I finished Lila yesterday, and all I can say is: Read it. (And the other Gilead novels, if you haven't read them yet.) That book made me grateful to be alive.
I don't do six impossible things before breakfast, but the days do feel impossibly full. I do more or less the same five things, over and over: read, translate, go to class, have meetings, teach. I have a self-imposed curfew now. At 11pm, I shut off my computer and brush my teeth and read myself to sleep. Because if not then, when? There would always be one more thing to do. My bedtime reading the last few days has been Marilynne Robinson's new book, Lila, which I preordered so that I could read it as soon as I possibly could. The characters are beautiful and sad, and it almost hurts to watch Lila fumbling around her outer world so claustrophobically when her inner world is so grand and mysterious. I can only read a few pages at a time. Before Lila arrived, I was reading the New Yorker. Sometimes it takes me two or three nights to get through a single article (they're really long), but I always learn interesting things, as my philosopher will tell you (because I tell him everything I learn from them). "You and your little anecdotes from the New Yorker," he says. But I really do learn a lot. Speaking of impossible things, the next hurdle comes this Friday. My supervisor is visiting my first section and will tell me, I guess, whether I am any good at this. I'm terrified that my students won't talk or that I'll say foolish things for fifty minutes, but the good thing is that it is only fifty minutes and then next week is October break, free of obligations, with the promise of time to catch up.

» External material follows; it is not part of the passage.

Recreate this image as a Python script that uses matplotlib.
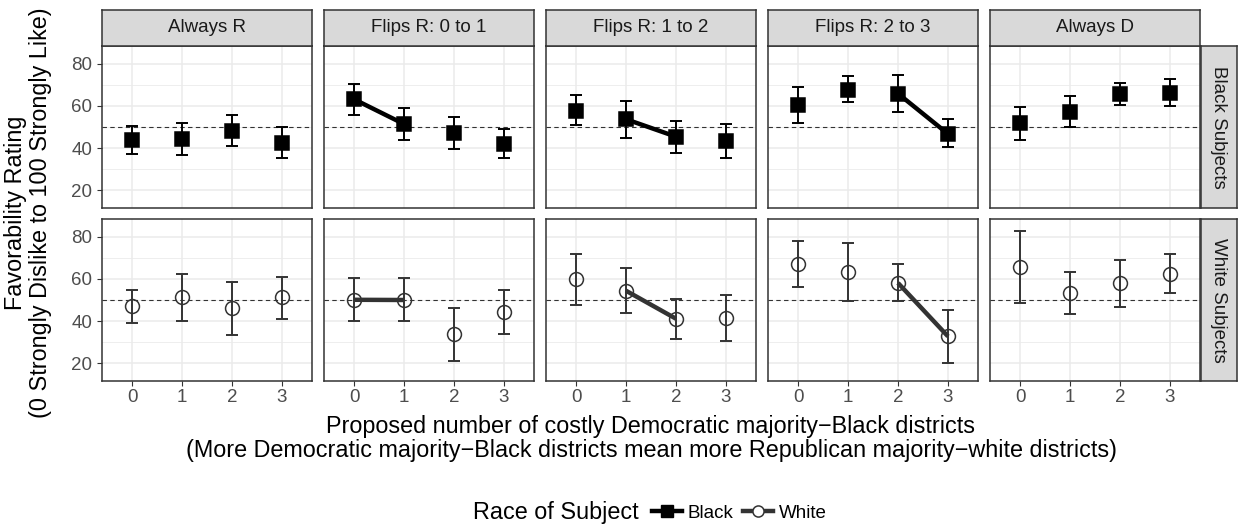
import matplotlib.pyplot as plt
from matplotlib.lines import Line2D
from matplotlib.patches import Rectangle

plt.rcParams['font.family'] = ['Liberation Sans', 'DejaVu Sans']

panels = ['Always R', 'Flips R: 0 to 1', 'Flips R: 1 to 2', 'Flips R: 2 to 3', 'Always D']
rows = ['Black Subjects', 'White Subjects']
districts = [0, 1, 2, 3]
# which pair of district counts is joined by a line in each panel
flips = [None, (0, 1), (1, 2), (2, 3), None]

black_mean = [[43.8, 44.3, 48.2, 42.4],
              [63.2, 51.4, 47.3, 41.9],
              [57.8, 53.7, 45.4, 43.3],
              [60.6, 67.8, 65.9, 46.7],
              [51.9, 57.3, 65.7, 66.3]]
black_lo = [[37.0, 36.8, 41.0, 35.2],
            [55.9, 44.0, 39.5, 35.2],
            [50.8, 44.9, 37.6, 35.5],
            [51.9, 61.8, 57.3, 40.3],
            [44.0, 50.2, 60.6, 59.8]]
black_hi = [[50.5, 51.8, 55.5, 49.8],
            [70.5, 59.0, 54.9, 48.9],
            [65.1, 62.4, 52.9, 51.6],
            [69.2, 74.3, 74.8, 53.7],
            [59.7, 64.8, 71.1, 72.7]]

white_mean = [[47.0, 51.4, 46.0, 51.2],
              [50.1, 50.0, 33.8, 44.4],
              [59.8, 54.4, 41.1, 41.6],
              [67.0, 63.2, 58.1, 32.7],
              [65.7, 53.5, 57.9, 62.4]]
white_lo = [[39.2, 40.1, 33.3, 41.2],
            [40.1, 39.8, 21.2, 34.0],
            [47.8, 43.8, 31.4, 30.6],
            [56.0, 49.5, 49.3, 20.0],
            [48.6, 43.5, 46.7, 53.1]]
white_hi = [[54.8, 62.4, 58.7, 61.1],
            [60.6, 60.6, 46.3, 54.8],
            [72.0, 65.2, 50.5, 52.4],
            [78.2, 77.0, 67.1, 45.2],
            [82.9, 63.5, 69.0, 71.9]]

W, H = 1238, 525
fig = plt.figure(figsize=(W / 100, H / 100), dpi=100)


def box(x0, y0, x1, y1):
    # pixel box (top-left origin) -> figure fraction rect
    return [x0 / W, 1 - y1 / H, (x1 - x0) / W, (y1 - y0) / H]


dark = '#333333'
col_left = [102, 324, 546, 768, 990]
pw = 210
row_top = [46, 219]
ph = 162
title_fs = 16.8
small_fs = 13.5

series = [
    (black_mean, black_lo, black_hi, 'black', 's', 'black'),
    (white_mean, white_lo, white_hi, dark, 'o', 'none'),
]


def strip(rect, label, rot):
    sx = fig.add_axes(rect)
    sx.set_xticks([])
    sx.set_yticks([])
    sx.add_patch(Rectangle((0, 0), 1, 1, transform=sx.transAxes, fc='#D9D9D9', ec='none'))
    for s in sx.spines.values():
        s.set_color(dark)
        s.set_linewidth(1.1)
    sx.text(0.5, 0.5, label, ha='center', va='center', fontsize=small_fs, rotation=rot,
            color='#1A1A1A', transform=sx.transAxes)


for r in range(2):
    mean, lo, hi, c, mk, fc = series[r]
    for p in range(5):
        x0 = col_left[p]
        y0 = row_top[r]
        ax = fig.add_axes(box(x0, y0, x0 + pw, y0 + ph))
        ax.set_xlim(-0.6, 3.6)
        ax.set_ylim(11.5, 88.5)
        ax.set_xticks(districts)
        ax.set_yticks([20, 40, 60, 80])
        ax.set_yticks([30, 50, 70], minor=True)
        ax.grid(True, which='major', color='#EBEBEB', lw=1.1)
        ax.grid(True, which='minor', axis='y', color='#EBEBEB', lw=0.6)
        ax.set_axisbelow(True)
        for s in ax.spines.values():
            s.set_color(dark)
            s.set_linewidth(1.1)
        ax.tick_params(which='minor', length=0)
        ax.tick_params(which='major', length=3.5, color=dark, labelcolor='#4D4D4D',
                       labelsize=small_fs, width=0.8)
        if p > 0:
            ax.tick_params(axis='y', labelleft=False, length=0)
        if r == 0:
            ax.tick_params(axis='x', labelbottom=False, length=0)
        else:
            ax.tick_params(axis='x', pad=2.5)

        ax.axhline(50, color=dark, lw=0.8, ls=(0, (4, 3)), zorder=1)

        m = mean[p]
        yerr = [[m[i] - lo[p][i] for i in range(4)], [hi[p][i] - m[i] for i in range(4)]]
        ax.errorbar(districts, m, yerr=yerr, fmt='none', ecolor=c, elinewidth=1.4,
                    capsize=4.5, capthick=1.4, zorder=2)
        if flips[p] is not None:
            a, b = flips[p]
            ax.plot([districts[a], districts[b]], [m[a], m[b]], color=c, lw=3.2,
                    solid_capstyle='butt', zorder=3 if r == 0 else 4)
        ax.plot(districts, m, ls='none', marker=mk, ms=10, mfc=fc, mec=c,
                mew=1.1, zorder=3 if r == 1 else 4)

        if r == 0:
            strip(box(x0, 9.5, x0 + pw, 46), panels[p], 0)

    strip(box(1201, row_top[r], 1237, row_top[r] + ph), rows[r], -90)

# axis titles
fig.text((102 + 1200) / 2 / W, 1 - 427 / H,
         'Proposed number of costly Democratic majority\u2212Black districts',
         ha='center', va='center', fontsize=title_fs)
fig.text((102 + 1200) / 2 / W, 1 - 450 / H,
         '(More Democratic majority\u2212Black districts mean more Republican majority\u2212white districts)',
         ha='center', va='center', fontsize=title_fs)
fig.text(16 / W, 1 - 213 / H, 'Favorability Rating', rotation=90,
         ha='center', va='center', fontsize=title_fs)
fig.text(41 / W, 1 - 213 / H, '(0 Strongly Dislike to 100 Strongly Like)', rotation=90,
         ha='center', va='center', fontsize=title_fs)

# legend
fig.text(639 / W, 1 - 513 / H, 'Race of Subject', ha='right', va='center', fontsize=title_fs)
handles = [
    Line2D([], [], color='black', lw=3.2, marker='s', ms=8, mfc='black', mec='black'),
    Line2D([], [], color=dark, lw=3.2, marker='o', ms=8, mfc='white', mec=dark, mew=1.1),
]
fig.legend(handles, ['Black', 'White'], loc='center left',
           bbox_to_anchor=(652 / W, 1 - 513 / H), ncol=2, frameon=False,
           fontsize=small_fs, handlelength=1.6, handletextpad=0.3, columnspacing=0.5,
           borderpad=0, borderaxespad=0)

fig.savefig('out.png', dpi=100, facecolor='white')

Today, after almost two weeks of close, sticky, unbearable humidity and heat, the weather seemed to break. I wore a sweater on my bike ride to school and there was something sweet and smoky in the air.
I'm in my third year now (fourth year of graduate school, fifth year out of college). Can you believe that? Everyone has begun asking me what my dissertation is on. The question terrifies me because, although I have some ideas, I haven't yet had the time to think them through properly. This semester I'm working diligently at my reading list, writing two qualifying papers, auditing two classes, and teaching for the first time.
I'm excited about teaching. After my first two sections last week, I came home glowing with delight. I liked my students and the class I'm teaching for (ancient philosophy), and I loved that once I started talking, time flew. We had done Heraclitus in lecture, so in section, I presented four different interpretive questions one could raise about his corpus and suggested some solutions. Then I had them write tweets--in their best Heraclitean style (Heraclitus appears to have writen primarily in epigraphs and sayings)--and explain how their tweet might settle or provide evidence for one of the questions we'd discussed. The exercise was a hit. Also, the tweets were impressively poetic. This Friday we'll be doing an analysis of the function argument in Book I of Plato's Republic.
You guys. What a week. In the last seven days, my phone broke, my iPad broke, I lost my credit card, and, in a final flourish of inconvenience, I had to haul my beautiful (and very large) newly framed picture back downtown, on foot, because of a finishing flaw (and because I don't have car). It was like something out of a country song.
I can't tell you what was more upsetting: the fact that I might have to pay to get these things replaced, or the fact that replacing them involved making phone calls and, well, talking to strangers. (I thought that I would eventually grow out of these phobias, but, no, still present and accounted for.)
Anyhow, it's all taken care of. I bought a newer, better phone; the Apple technician took one look at my iPad, which was, thankfully, still under warranty, and ordered me a new one; I think I ordered a new credit card (it's hard to tell with these automated tellers); and my picture has been handily and quickly repaired.